## Task details
Quote every line as written. Omit pictures.

═════ The records

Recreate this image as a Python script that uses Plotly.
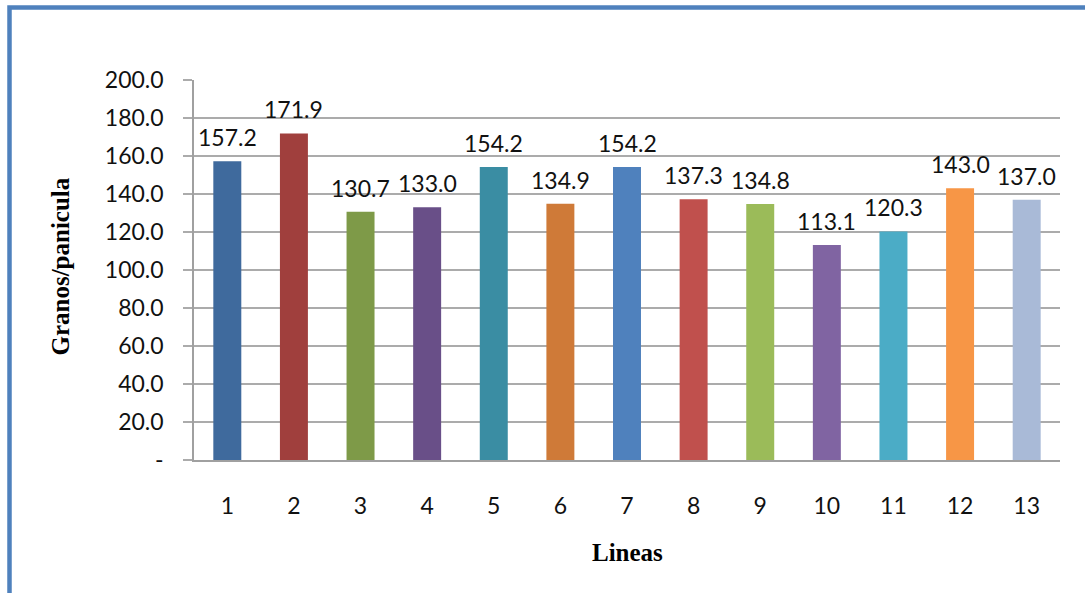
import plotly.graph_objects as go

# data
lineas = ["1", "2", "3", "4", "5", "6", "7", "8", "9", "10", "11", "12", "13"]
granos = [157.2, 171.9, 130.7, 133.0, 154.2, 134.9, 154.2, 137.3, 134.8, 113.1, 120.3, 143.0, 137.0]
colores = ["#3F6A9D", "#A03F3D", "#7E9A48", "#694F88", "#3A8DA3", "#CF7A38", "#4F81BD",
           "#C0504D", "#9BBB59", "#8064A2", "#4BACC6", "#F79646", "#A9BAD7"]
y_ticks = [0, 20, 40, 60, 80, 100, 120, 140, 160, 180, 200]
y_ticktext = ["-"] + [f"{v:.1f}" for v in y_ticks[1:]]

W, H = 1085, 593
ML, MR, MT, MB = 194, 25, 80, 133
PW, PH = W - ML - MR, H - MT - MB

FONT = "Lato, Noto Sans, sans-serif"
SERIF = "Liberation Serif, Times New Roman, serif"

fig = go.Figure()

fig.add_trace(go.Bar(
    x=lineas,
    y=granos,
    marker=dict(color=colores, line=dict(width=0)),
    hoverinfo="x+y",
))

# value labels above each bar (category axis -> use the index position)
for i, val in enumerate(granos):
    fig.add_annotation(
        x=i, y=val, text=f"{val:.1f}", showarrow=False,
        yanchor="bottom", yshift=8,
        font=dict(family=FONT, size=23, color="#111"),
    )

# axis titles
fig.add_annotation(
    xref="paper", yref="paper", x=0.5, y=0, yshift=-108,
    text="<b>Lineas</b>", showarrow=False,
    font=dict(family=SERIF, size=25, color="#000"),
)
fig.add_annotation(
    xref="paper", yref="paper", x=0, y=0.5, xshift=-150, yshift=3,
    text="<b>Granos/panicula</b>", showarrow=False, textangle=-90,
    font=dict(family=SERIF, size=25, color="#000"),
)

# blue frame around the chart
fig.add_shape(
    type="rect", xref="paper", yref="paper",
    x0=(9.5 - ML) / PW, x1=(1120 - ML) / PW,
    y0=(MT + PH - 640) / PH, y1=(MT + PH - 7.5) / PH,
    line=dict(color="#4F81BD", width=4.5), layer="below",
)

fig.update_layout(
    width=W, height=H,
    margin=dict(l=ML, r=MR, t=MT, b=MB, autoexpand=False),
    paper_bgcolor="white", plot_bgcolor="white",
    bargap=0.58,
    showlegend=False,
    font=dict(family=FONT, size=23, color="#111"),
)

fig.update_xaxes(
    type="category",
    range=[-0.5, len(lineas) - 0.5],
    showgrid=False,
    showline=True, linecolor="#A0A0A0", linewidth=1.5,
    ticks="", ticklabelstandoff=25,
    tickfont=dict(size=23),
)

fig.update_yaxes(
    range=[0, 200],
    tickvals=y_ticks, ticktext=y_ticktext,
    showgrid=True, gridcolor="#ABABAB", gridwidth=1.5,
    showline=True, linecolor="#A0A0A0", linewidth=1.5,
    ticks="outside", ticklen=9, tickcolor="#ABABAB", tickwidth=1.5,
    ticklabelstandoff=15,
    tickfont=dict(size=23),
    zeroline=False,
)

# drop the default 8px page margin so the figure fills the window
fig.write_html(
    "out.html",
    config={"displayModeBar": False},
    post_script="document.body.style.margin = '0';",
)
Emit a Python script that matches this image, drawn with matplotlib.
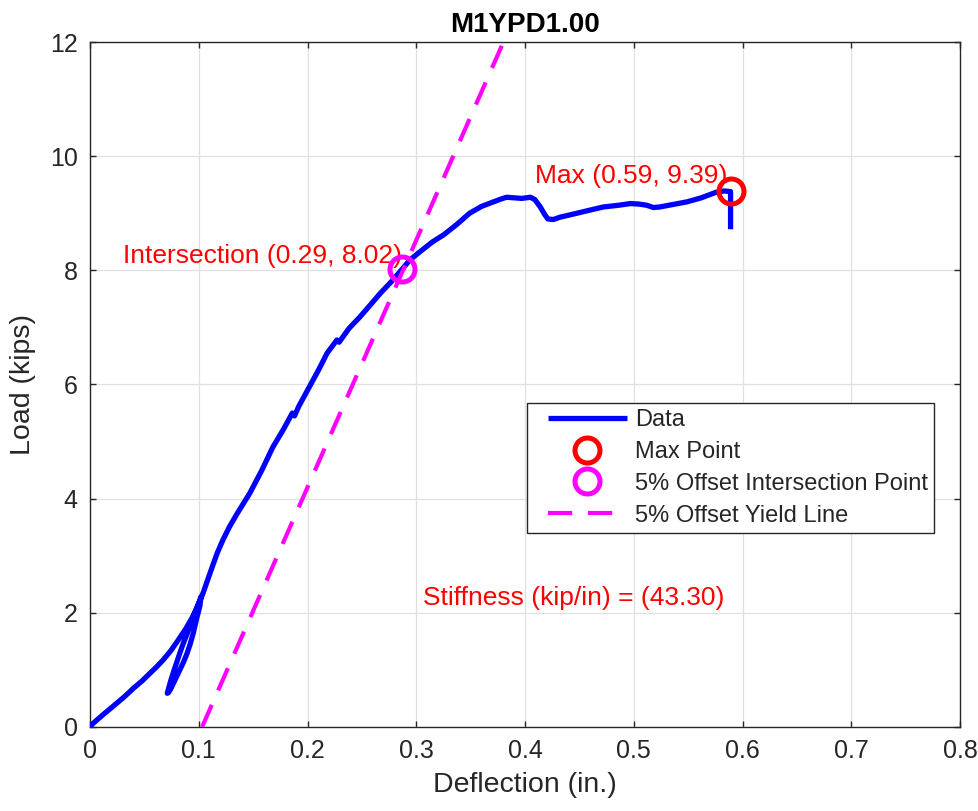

══════════

## Reply to the exercise
Recreate this image as a Python script that uses Plotly.
import plotly.graph_objects as go

# data
lineas = ["1", "2", "3", "4", "5", "6", "7", "8", "9", "10", "11", "12", "13"]
granos = [157.2, 171.9, 130.7, 133.0, 154.2, 134.9, 154.2, 137.3, 134.8, 113.1, 120.3, 143.0, 137.0]
colores = ["#3F6A9D", "#A03F3D", "#7E9A48", "#694F88", "#3A8DA3", "#CF7A38", "#4F81BD",
           "#C0504D", "#9BBB59", "#8064A2", "#4BACC6", "#F79646", "#A9BAD7"]
y_ticks = [0, 20, 40, 60, 80, 100, 120, 140, 160, 180, 200]
y_ticktext = ["-"] + [f"{v:.1f}" for v in y_ticks[1:]]

W, H = 1085, 593
ML, MR, MT, MB = 194, 25, 80, 133
PW, PH = W - ML - MR, H - MT - MB

FONT = "Lato, Noto Sans, sans-serif"
SERIF = "Liberation Serif, Times New Roman, serif"

fig = go.Figure()

fig.add_trace(go.Bar(
    x=lineas,
    y=granos,
    marker=dict(color=colores, line=dict(width=0)),
    hoverinfo="x+y",
))

# value labels above each bar (category axis -> use the index position)
for i, val in enumerate(granos):
    fig.add_annotation(
        x=i, y=val, text=f"{val:.1f}", showarrow=False,
        yanchor="bottom", yshift=8,
        font=dict(family=FONT, size=23, color="#111"),
    )

# axis titles
fig.add_annotation(
    xref="paper", yref="paper", x=0.5, y=0, yshift=-108,
    text="<b>Lineas</b>", showarrow=False,
    font=dict(family=SERIF, size=25, color="#000"),
)
fig.add_annotation(
    xref="paper", yref="paper", x=0, y=0.5, xshift=-150, yshift=3,
    text="<b>Granos/panicula</b>", showarrow=False, textangle=-90,
    font=dict(family=SERIF, size=25, color="#000"),
)

# blue frame around the chart
fig.add_shape(
    type="rect", xref="paper", yref="paper",
    x0=(9.5 - ML) / PW, x1=(1120 - ML) / PW,
    y0=(MT + PH - 640) / PH, y1=(MT + PH - 7.5) / PH,
    line=dict(color="#4F81BD", width=4.5), layer="below",
)

fig.update_layout(
    width=W, height=H,
    margin=dict(l=ML, r=MR, t=MT, b=MB, autoexpand=False),
    paper_bgcolor="white", plot_bgcolor="white",
    bargap=0.58,
    showlegend=False,
    font=dict(family=FONT, size=23, color="#111"),
)

fig.update_xaxes(
    type="category",
    range=[-0.5, len(lineas) - 0.5],
    showgrid=False,
    showline=True, linecolor="#A0A0A0", linewidth=1.5,
    ticks="", ticklabelstandoff=25,
    tickfont=dict(size=23),
)

fig.update_yaxes(
    range=[0, 200],
    tickvals=y_ticks, ticktext=y_ticktext,
    showgrid=True, gridcolor="#ABABAB", gridwidth=1.5,
    showline=True, linecolor="#A0A0A0", linewidth=1.5,
    ticks="outside", ticklen=9, tickcolor="#ABABAB", tickwidth=1.5,
    ticklabelstandoff=15,
    tickfont=dict(size=23),
    zeroline=False,
)

# drop the default 8px page margin so the figure fills the window
fig.write_html(
    "out.html",
    config={"displayModeBar": False},
    post_script="document.body.style.margin = '0';",
)
Emit a Python script that matches this image, drawn with matplotlib.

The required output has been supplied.